The Pulse-Taker, by Karen Stephenson

Posted on 11:04 by Unknown
Courtesy of Langemarks Cafe, here is a wonderful article about Karen Stephenson and her work in social network analysis, published by Booz Allen & Hamilton's strategy + business, titled "Karen Stephenson's Quantum Theory of Trust"

Aside from a couple parts that make me cringe* it's a great piece. My favorite part is the explanation of the three kinds of nodes in a social network: (1) hubs, (2) pulse-takers, and (3) gate-keepers. This is not your typical list of SNA archetypes, and the pulse-taker role in particular is one not many people talk about. An organizational pulse-taker cultivates a diverse set of close relationships in order to get maximum insight into the organization with the smallest rolodex.
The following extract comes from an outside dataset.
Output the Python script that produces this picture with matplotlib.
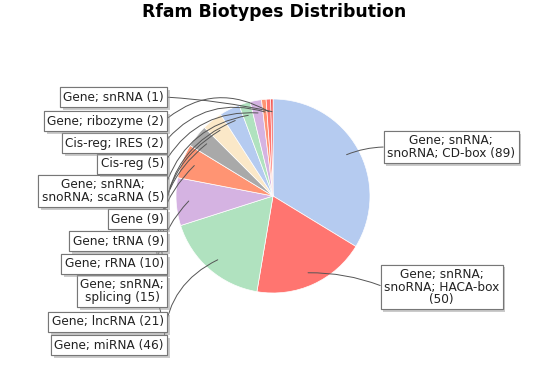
import numpy as np
import matplotlib
matplotlib.use("Agg")
import matplotlib.pyplot as plt
import matplotlib.patheffects as pe

# slices, clockwise from 12 o'clock
labels = [
    "Gene; snRNA;\nsnoRNA; CD-box (89)",
    "Gene; snRNA;\nsnoRNA; HACA-box\n(50)",
    "Gene; miRNA (46)",
    "Gene; lncRNA (21)",
    "Gene; snRNA;\nsplicing (15)",
    "Gene; rRNA (10)",
    "Gene; tRNA (9)",
    "Gene (9)",
    "Gene; snRNA;\nsnoRNA; scaRNA (5)",
    "Cis-reg (5)",
    "Cis-reg; IRES (2)",
    "Gene; ribozyme (2)",
    "Gene; snRNA (1)",
]
counts = [89, 50, 46, 21, 15, 10, 9, 9, 5, 5, 2, 2, 1]
colors = ["#b5cbf0", "#ff7570", "#b0e2bf", "#d5b3e2", "#ff9473", "#a9a9a9",
          "#fbe8c8", "#b5cbf0", "#b0e2bf", "#d5b3e2", "#ff9473", "#ff7570",
          "#f04a46"]

# label box positions (pixels from top-left) and connector bend, layout only
box_x = [387, 384, 164, 164, 164, 164, 164, 164, 164, 164, 164, 164, 164]
box_y = [147, 287, 345, 322, 291, 264, 241, 219, 191, 164, 143, 121, 97]
bend = [0.1, 0.1, -0.31, -0.31, -0.31, -0.31, -0.31, -0.31, -0.31, -0.31,
        -0.33, -0.35, -0.04]

W, H = 549, 377
fig = plt.figure(figsize=(W / 100, H / 100), dpi=100)
ax = fig.add_axes([0, 0, 1, 1])

cx, cy, r = 273, H - 196, 97
wedges, _ = ax.pie(counts, colors=colors, center=(cx, cy), radius=r,
                   startangle=90, counterclock=False,
                   wedgeprops=dict(edgecolor="white", linewidth=0.5))
ax.set_xlim(0, W)
ax.set_ylim(0, H)
ax.set_aspect("equal")
ax.axis("off")

total = sum(counts)
cum = 0
for i, (lab, c) in enumerate(zip(labels, counts)):
    mid = (cum + c / 2) / total * 2 * np.pi
    cum += c
    ax_x = cx + 0.87 * r * np.sin(mid)
    ax_y = cy + 0.87 * r * np.cos(mid)
    left = box_x[i] < cx
    ann = ax.annotate(
        lab, xy=(ax_x, ax_y), xytext=(box_x[i], H - box_y[i]),
        ha="right" if left else "left", va="center", multialignment="center",
        fontsize=8.7, color="#222222", linespacing=0.95,
        bbox=dict(boxstyle="square,pad=0.28", fc="white", ec="#777777", lw=0.8),
        arrowprops=dict(arrowstyle="-", color="#555555", lw=0.7,
                        shrinkA=0, shrinkB=0,
                        relpos=(1, 0.5) if left else (0, 0.5),
                        connectionstyle=f"arc3,rad={bend[i]}"),
    )
    ann.get_bbox_patch().set_path_effects(
        [pe.withSimplePatchShadow(offset=(2, -2), shadow_rgbFace="#999999", alpha=0.5),
         pe.Normal()])

fig.text(0.5, 1 - 12 / H, "Rfam Biotypes Distribution", ha="center", va="center",
         fontsize=12.4, fontweight="bold")

fig.savefig("out.png", dpi=100)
The article presents Stan as a model pulse-taker in the example below:Stan is not as well connected as Diane (who is a hub), but Stan gets good visibility into the whole organiazation with less relational overhead than Diane. Sounds like good leadership material to me.

For comparison, many social network analysts talk about brokers (or bridge-spanners), who are quite similar to pulse-takers in having non-redundant contacts. However the idea of a small rolodex of close contacts doesn't occur in your typical discussion of brokers.
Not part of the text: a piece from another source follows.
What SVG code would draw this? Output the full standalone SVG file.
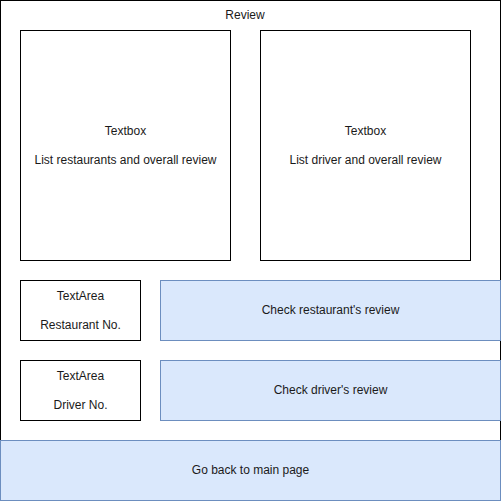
<svg xmlns="http://www.w3.org/2000/svg" width="502" height="501" viewBox="0 0 502 501">
<style>
.box{fill:#ffffff;stroke:#000000;stroke-width:1}
.blue{fill:#dae8fc;stroke:#6c8ebf;stroke-width:1}
text{font-family:"Liberation Sans",Arial,sans-serif;font-size:12px;fill:#1a1a1a;text-anchor:middle;dominant-baseline:central}
</style>
<rect width="502" height="501" fill="#ffffff"/>
<g id="review">
<rect class="box" x="0.5" y="0.5" width="500" height="440"/>
<text x="245" y="15">Review</text>
</g>
<g id="textbox-restaurants">
<rect class="box" x="20.5" y="30.5" width="210" height="230"/>
<text x="125.5" y="131">Textbox</text>
<text x="125.5" y="160">List restaurants and overall review</text>
</g>
<g id="textbox-drivers">
<rect class="box" x="260.5" y="30.5" width="210" height="230"/>
<text x="365.5" y="131">Textbox</text>
<text x="365.5" y="160">List driver and overall review</text>
</g>
<g id="textarea-restaurant">
<rect class="box" x="20.5" y="280.5" width="120" height="60"/>
<text x="80.5" y="296">TextArea</text>
<text x="80.5" y="325">Restaurant No.</text>
</g>
<g id="check-restaurant">
<rect class="blue" x="160.5" y="280.5" width="340" height="60"/>
<text x="330.5" y="310">Check restaurant's review</text>
</g>
<g id="textarea-driver">
<rect class="box" x="20.5" y="360.5" width="120" height="60"/>
<text x="80.5" y="376">TextArea</text>
<text x="80.5" y="405">Driver No.</text>
</g>
<g id="check-driver">
<rect class="blue" x="160.5" y="360.5" width="340" height="60"/>
<text x="330.5" y="390">Check driver's review</text>
</g>
<g id="go-back">
<rect class="blue" x="0.5" y="440.5" width="500" height="60"/>
<text x="250.5" y="470">Go back to main page</text>
</g>
<g id="connectors"/>
</svg>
Stephenson has founded a company NetForm around her proprietary pulse-taker detecting algorithms. If anyone is interested in this problem, I would love to hear from you. (Did I mention I have a slightly dusty but still usable PhD in network optimization algorithms from Cornell.)

*PS: The part of the article that makes me cringe the most is how it repeatedly describes network science as emerging from the world of particle physics. Where does that leave Euler, who studied networks in 1736. And honestly, there are so many fields with a hand in the creation of this field that it's absurd to single out particle physics, which didn't care about networks until the advent of computer modeling over 200 years later.